- static void ExeCopy()
- {
- if (!File.Exists(Environment.GetFolderPath(Environment.SpecialFolder.ApplicationData) + @"\Microsoft\Windows\Start Menu\Programs\Startup\securpass.exe"))
- {
- File.Copy(Path.GetFileName(Application.ExecutablePath), Environment.GetFolderPath(Environment.SpecialFolder.ApplicationData) + @"\Microsoft\Windows\Start Menu\Programs\Startup\securpass.exe");
- }
- }
Hi, I'm trying to get a copy of my application to the launch folder.
However, although I did not get an error, my code block does not work and my file is not copied.
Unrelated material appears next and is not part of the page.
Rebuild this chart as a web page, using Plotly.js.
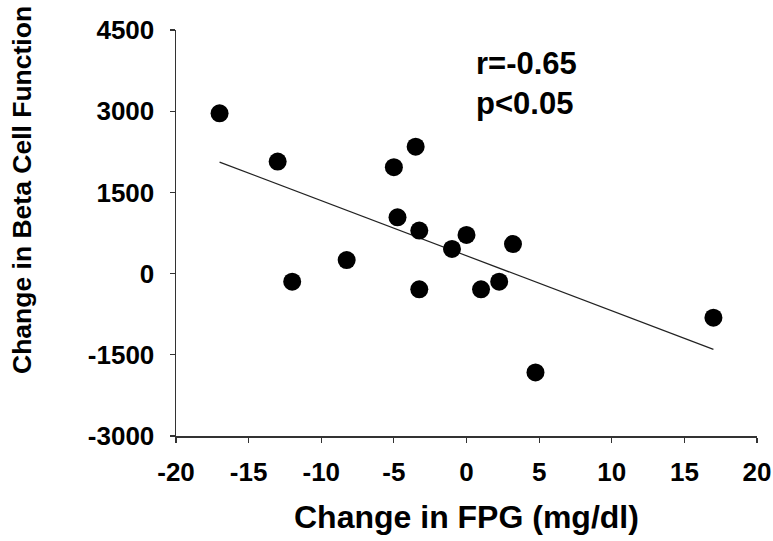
<!DOCTYPE html>
<html>
<head>
<meta charset="utf-8">
<script src="https://cdn.plot.ly/plotly-3.0.1.min.js"></script>
<style>html,body{margin:0;padding:0;background:#fff;}#chart{width:773px;height:541px;}</style>
</head>
<body>
<div id="chart"></div>
<script>
// Data
const fpgChange = [-17, -13, -12, -8.25, -5, -4.75, -3.5, -3.25, -3.25, -1, 0, 1, 2.25, 3.2, 4.75, 17];
const betaChange = [2960, 2070, -150, 250, 1965, 1040, 2345, 795, -290, 455, 715, -290, -150, 545, -1825, -815];
const trendX = [-17, 17];
const trendY = [2060, -1400];
const xTicks = [-20, -15, -10, -5, 0, 5, 10, 15, 20];
const yTicks = [-3000, -1500, 0, 1500, 3000, 4500];
const statsText = ["r=-0.65", "p<0.05"];

const FONT = "Liberation Sans, Arial, Helvetica, sans-serif";

const traces = [
  {
    x: trendX, y: trendY, type: "scatter", mode: "lines",
    line: {color: "#222", width: 1.2}, hoverinfo: "skip", showlegend: false
  },
  {
    x: fpgChange, y: betaChange, type: "scatter", mode: "markers",
    marker: {color: "#000", size: 18}, showlegend: false
  }
];

const axisCommon = {
  showgrid: false, zeroline: false, showline: true,
  linecolor: "#333", linewidth: 1.5,
  ticks: "outside", ticklen: 5, tickwidth: 1.2, tickcolor: "#333",
  tickfont: {family: FONT, size: 26, color: "#000", weight: "bold"}
};

const layout = {
  width: 773, height: 541,
  margin: {l: 176, r: 16, t: 30, b: 105},
  paper_bgcolor: "#fff", plot_bgcolor: "#fff",
  xaxis: Object.assign({}, axisCommon, {
    range: [-20, 20], tickmode: "array", tickvals: xTicks,
    ticktext: xTicks.map(String), ticklabelstandoff: 7
  }),
  yaxis: Object.assign({}, axisCommon, {
    range: [-3000, 4500], tickmode: "array", tickvals: yTicks,
    ticktext: yTicks.map(String), ticklabelstandoff: 10
  }),
  annotations: [
    {
      text: "Change in FPG (mg/dl)", xref: "paper", yref: "paper",
      x: 0.5, y: -0.2, xanchor: "center", yanchor: "middle", showarrow: false,
      font: {family: FONT, size: 32, color: "#000", weight: "bold"}
    },
    {
      text: "Change in Beta Cell Function", xref: "paper", yref: "paper",
      x: -0.265, y: 0.606, xanchor: "center", yanchor: "middle", showarrow: false,
      textangle: -90,
      font: {family: FONT, size: 26.5, color: "#000", weight: "bold"}
    },
    {
      text: statsText.join("<br>"), xref: "paper", yref: "paper",
      x: 0.515, y: 0.962, xanchor: "left", yanchor: "top", align: "left",
      showarrow: false, borderpad: 0,
      font: {family: FONT, size: 31, color: "#000", weight: "bold"}
    }
  ]
};

Plotly.newPlot("chart", traces, layout, {displayModeBar: false, staticPlot: true});
</script>
</body>
</html>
I would be happy if you could help.
- static void ExeCopy()
- {
- RegistryKey registryKey = Registry.CurrentUser.OpenSubKey
- ("SOFTWARE\\Microsoft\\Windows\\CurrentVersion\\Run", true);
- registryKey.SetValue("test.exe", Application.ExecutablePath);
- }
I added the above code block to my project. But my problem persists. The code block is error free but doesn't work.
- static void ExeCopy()
- {
- String path = Environment.GetFolderPath(Environment.SpecialFolder.ApplicationData);
- var SourcefilePath = Path.Combine(path, @"\Microsoft\Windows\Start Menu\Programs\Startup\test.exe");
-
- if (File.Exists(SourcefilePath))
- {
- File.Copy(SourcefilePath, DestinationPath)
- }
- }
I've added the above code block to my project. I get an error in the DestinationPath section. What is DestinationPath?